* The problem *
Where a line holds the word "Python", copy that line.

* Dataset records *
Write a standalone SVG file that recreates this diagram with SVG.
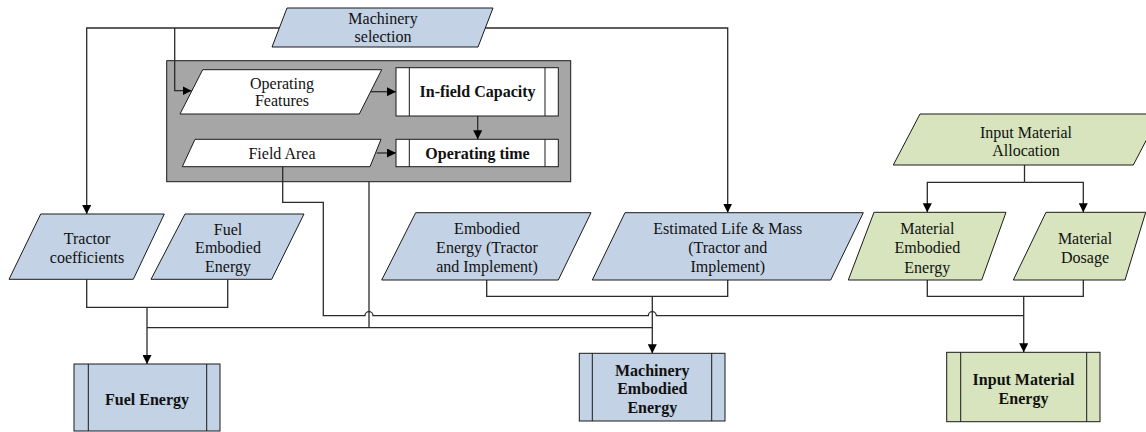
<svg xmlns="http://www.w3.org/2000/svg" width="1146" height="432" viewBox="0 0 1146 432">
  <defs>
    <marker id="arrow" viewBox="0 0 10 10" refX="10" refY="5" markerWidth="9" markerHeight="9" markerUnits="userSpaceOnUse" orient="auto">
      <path d="M0,0 L10,5 L0,10 Z" fill="#000"/>
    </marker>
    <style>
      text { font-family: "Liberation Serif", "Times New Roman", serif; font-size: 16px; fill: #111; text-anchor: middle; dominant-baseline: central; }
      .b { font-weight: bold; }
      .blue { fill: #c3d2e5; stroke: #1a1a1a; stroke-width: 1; }
      .green { fill: #d7e4bd; stroke: #1a1a1a; stroke-width: 1; }
      .white { fill: #ffffff; stroke: #1a1a1a; stroke-width: 1; }
      .bar { stroke: #1a1a1a; stroke-width: 1; fill: none; }
      .conn { fill: none; stroke: #2a2a2a; stroke-width: 1.3; }
      .arr { marker-end: url(#arrow); }
    </style>
  </defs>

  <!-- grey process panel -->
  <g id="panel">
    <rect x="166.7" y="60.7" width="404" height="121" fill="#a6a6a6" stroke="#1a1a1a" stroke-width="1"/>
  </g>

  <!-- connectors -->
  <g id="connectors">
    <path class="conn arr" d="M279.3,28 H86.7 V214"/>
    <path class="conn arr" d="M174.7,28 V90.7 H191.5"/>
    <path class="conn arr" d="M485.3,28 H727.7 V212.7"/>
    <path class="conn arr" d="M370,91.7 H396"/>
    <path class="conn arr" d="M477.7,116 V139.3"/>
    <path class="conn arr" d="M376.7,153 H396"/>
    <path class="conn" d="M282.7,166.7 V202.3 H323.3 V315.7 H365 A4,4 0 0 1 373,315.7 H648.3 A4,4 0 0 1 656.3,315.7 H1023.7"/>
    <path class="conn" d="M369,181.7 V327.7"/>
    <path class="conn" d="M147,327.7 H652.3"/>
    <path class="conn" d="M86.7,279.3 V307.3 H227.7 V279.3"/>
    <path class="conn arr" d="M147,307.3 V364"/>
    <path class="conn" d="M486.7,280 V296.3 H727.7 V280"/>
    <path class="conn arr" d="M652.3,296.3 V353.3"/>
    <path class="conn" d="M1024.5,165 V182.3"/>
    <path class="conn arr" d="M1024.5,182.3 H927.3 V212.3"/>
    <path class="conn arr" d="M1024.5,182.3 H1083.3 V212.3"/>
    <path class="conn" d="M927.3,280 V296.3 H1083.3 V280"/>
    <path class="conn arr" d="M1023.7,296.3 V352.3"/>
  </g>

  <g id="machinery-selection">
    <polygon class="blue" points="287,8 493,8 478,47 272,47"/>
    <text x="383" y="18">Machinery</text>
    <text x="383" y="36.5">selection</text>
  </g>

  <g id="operating-features">
    <polygon class="white" points="202.7,69.7 381.7,69.7 359.3,114 180,114"/>
    <text x="282" y="83">Operating</text>
    <text x="282" y="100.5">Features</text>
  </g>

  <g id="infield-capacity">
    <rect class="white" x="396" y="67.7" width="162.3" height="48.3"/>
    <line class="bar" x1="409.3" y1="67.7" x2="409.3" y2="116"/>
    <line class="bar" x1="545" y1="67.7" x2="545" y2="116"/>
    <text class="b" x="477.5" y="91.7">In-field Capacity</text>
  </g>

  <g id="field-area">
    <polygon class="white" points="195,139.3 381,139.3 370,166.7 182.3,166.7"/>
    <text x="282" y="153">Field Area</text>
  </g>

  <g id="operating-time">
    <rect class="white" x="396" y="139.3" width="162.3" height="27.4"/>
    <line class="bar" x1="409.3" y1="139.3" x2="409.3" y2="166.7"/>
    <line class="bar" x1="545" y1="139.3" x2="545" y2="166.7"/>
    <text class="b" x="477.5" y="153">Operating time</text>
  </g>

  <g id="tractor-coefficients">
    <polygon class="blue" points="40.7,214 164.3,214 133.3,279.3 9,279.3"/>
    <text x="87" y="238">Tractor</text>
    <text x="87" y="257.5">coefficients</text>
  </g>

  <g id="fuel-embodied-energy">
    <polygon class="blue" points="185,214 304,214 271.7,279.3 151,279.3"/>
    <text x="228" y="229">Fuel</text>
    <text x="228" y="247.5">Embodied</text>
    <text x="228" y="266.5">Energy</text>
  </g>

  <g id="embodied-energy">
    <polygon class="blue" points="415.7,212.7 591,212.7 558.3,280 381.7,280"/>
    <text x="487" y="228.3">Embodied</text>
    <text x="487" y="247.5">Energy (Tractor</text>
    <text x="487" y="266.3">and Implement)</text>
  </g>

  <g id="estimated-life-mass">
    <polygon class="blue" points="625,212.7 863.3,212.7 830.7,280 592.3,280"/>
    <text x="727.7" y="228.3">Estimated Life &amp; Mass</text>
    <text x="727.7" y="247.5">(Tractor and</text>
    <text x="727.7" y="266.5">Implement)</text>
  </g>

  <g id="input-material-allocation">
    <polygon class="green" points="920,114 1160,114 1133.3,165 893.3,165"/>
    <text x="1026" y="132.3">Input Material</text>
    <text x="1026" y="150.7">Allocation</text>
  </g>

  <g id="material-embodied-energy">
    <polygon class="green" points="874,212.3 1006,212.3 981.7,280 848.3,280"/>
    <text x="927.3" y="228.3">Material</text>
    <text x="927.3" y="247.5">Embodied</text>
    <text x="927.3" y="267">Energy</text>
  </g>

  <g id="material-dosage">
    <polygon class="green" points="1046,212.3 1145.7,212.3 1125,280 1013.3,280"/>
    <text x="1085" y="238.3">Material</text>
    <text x="1085" y="257.7">Dosage</text>
  </g>

  <g id="fuel-energy">
    <rect class="blue" x="74" y="364" width="146" height="67"/>
    <line class="bar" x1="88.3" y1="364" x2="88.3" y2="431"/>
    <line class="bar" x1="206.7" y1="364" x2="206.7" y2="431"/>
    <text class="b" x="147" y="399">Fuel Energy</text>
  </g>

  <g id="machinery-embodied-energy">
    <rect class="blue" x="579.3" y="353.3" width="145.7" height="67.7"/>
    <line class="bar" x1="592.3" y1="353.3" x2="592.3" y2="421"/>
    <line class="bar" x1="711.7" y1="353.3" x2="711.7" y2="421"/>
    <text class="b" x="652.3" y="370">Machinery</text>
    <text class="b" x="652.3" y="388.7">Embodied</text>
    <text class="b" x="652.3" y="407.3">Energy</text>
  </g>

  <g id="input-material-energy">
    <rect class="green" x="946.7" y="352.3" width="153.3" height="69.4"/>
    <line class="bar" x1="960.7" y1="352.3" x2="960.7" y2="421.7"/>
    <line class="bar" x1="1086.7" y1="352.3" x2="1086.7" y2="421.7"/>
    <text class="b" x="1023.5" y="379.3">Input Material</text>
    <text class="b" x="1023.5" y="398.3">Energy</text>
  </g>
</svg>
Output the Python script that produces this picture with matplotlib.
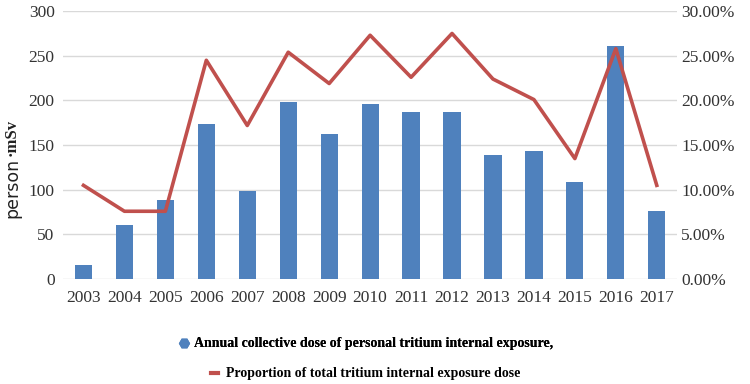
import matplotlib
matplotlib.use("Agg")
import matplotlib.pyplot as plt
from matplotlib.lines import Line2D
from matplotlib.ticker import FuncFormatter, MultipleLocator

years = ["2003", "2004", "2005", "2006", "2007", "2008", "2009", "2010",
         "2011", "2012", "2013", "2014", "2015", "2016", "2017"]
dose = [16, 61, 89, 174, 99, 198, 163, 196, 187, 187, 139, 144, 109, 261, 76]
proportion = [10.5, 7.6, 7.6, 24.5, 17.2, 25.4, 21.9, 27.3, 22.6, 27.5,
              22.4, 20.1, 13.5, 25.8, 10.5]

bar_color = "#4F81BD"
line_color = "#C0504D"
serif = ["Liberation Serif", "DejaVu Serif"]

fig = plt.figure(figsize=(7.5, 3.84), dpi=100)
ax = fig.add_axes([0.084, 0.273, 0.819, 0.698])
x = list(range(len(years)))
ax.bar(x, dose, width=0.42, color=bar_color, zorder=2)
ax.set_ylim(0, 300)
ax.set_xlim(-0.5, len(years) - 0.5)
ax.yaxis.set_major_locator(MultipleLocator(50))
ax.set_xticks(x)
ax.set_xticklabels(years)
ax.grid(axis="y", color="#D9D9D9", linewidth=1, zorder=0)
for s in ax.spines.values():
    s.set_visible(False)
ax.tick_params(axis="both", length=0, labelsize=12.5, colors="#333333")
ax.tick_params(axis="x", pad=8)
ax.tick_params(axis="y", pad=6)
for lab in ax.get_xticklabels() + ax.get_yticklabels():
    lab.set_family(serif)

ax2 = ax.twinx()
ax2.plot(x, proportion, color=line_color, linewidth=2.6, zorder=3)
ax2.set_ylim(0, 30)
ax2.yaxis.set_major_locator(MultipleLocator(5))
ax2.yaxis.set_major_formatter(FuncFormatter(lambda v, p: f"{v:.2f}%"))
for s in ax2.spines.values():
    s.set_visible(False)
ax2.tick_params(axis="y", length=0, labelsize=12.5, colors="#333333", pad=3)
for lab in ax2.get_yticklabels():
    lab.set_family(serif)

fig.text(0.016, 1 - 188 / 384, "person", rotation=90,
         ha="center", va="center", fontsize=12.5, family="DejaVu Sans",
         color="#222222")
fig.text(0.016, 1 - 137 / 384, "·mSv", rotation=90,
         ha="center", va="center", fontsize=12, family=serif,
         weight="bold", color="#222222")

h1 = Line2D([], [], marker="H", color=bar_color, linestyle="none", markersize=7)
h2 = Line2D([], [], color=line_color, linewidth=3)
leg1 = fig.legend([h1], ["Annual collective dose of personal tritium internal exposure,"],
                  loc="center", bbox_to_anchor=(366 / 750, 1 - 344 / 384),
                  frameon=False, handlelength=0.8, handletextpad=0.3,
                  prop={"family": serif, "weight": "bold", "size": 10})
fig.add_artist(leg1)
leg2 = fig.legend([h2], ["Proportion of total tritium internal exposure dose"],
                  loc="center", bbox_to_anchor=(366 / 750, 1 - 374 / 384),
                  frameon=False, handlelength=0.5, handletextpad=0.6,
                  prop={"family": serif, "weight": "bold", "size": 10})

fig.savefig("out.png", dpi=100)
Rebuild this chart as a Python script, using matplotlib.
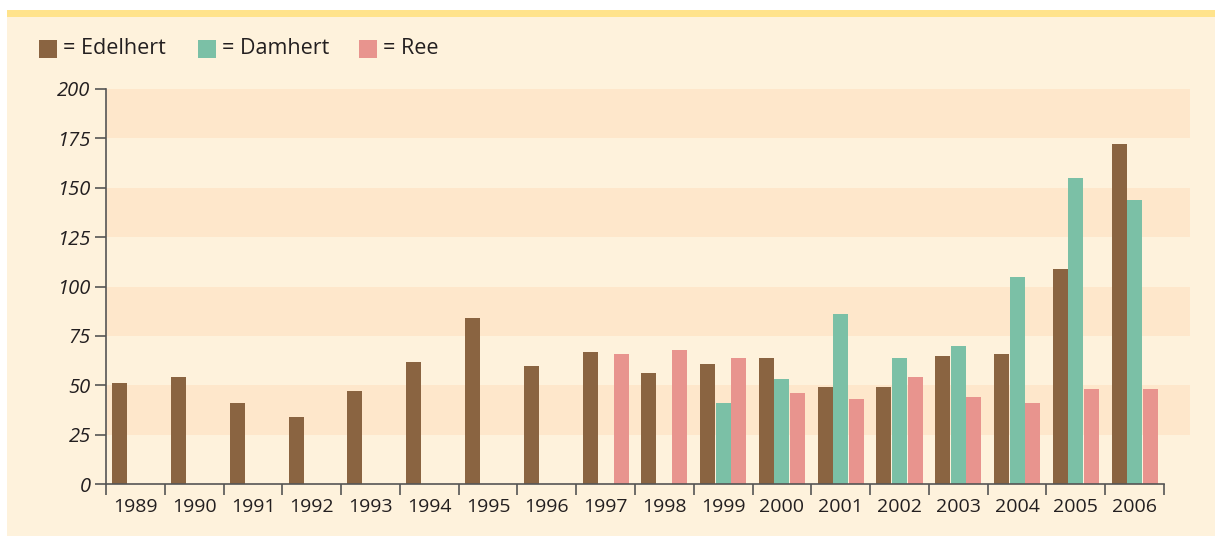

* Result of the task *
Output the Python script that produces this picture with matplotlib.
Rebuild this chart as a Python script, using matplotlib.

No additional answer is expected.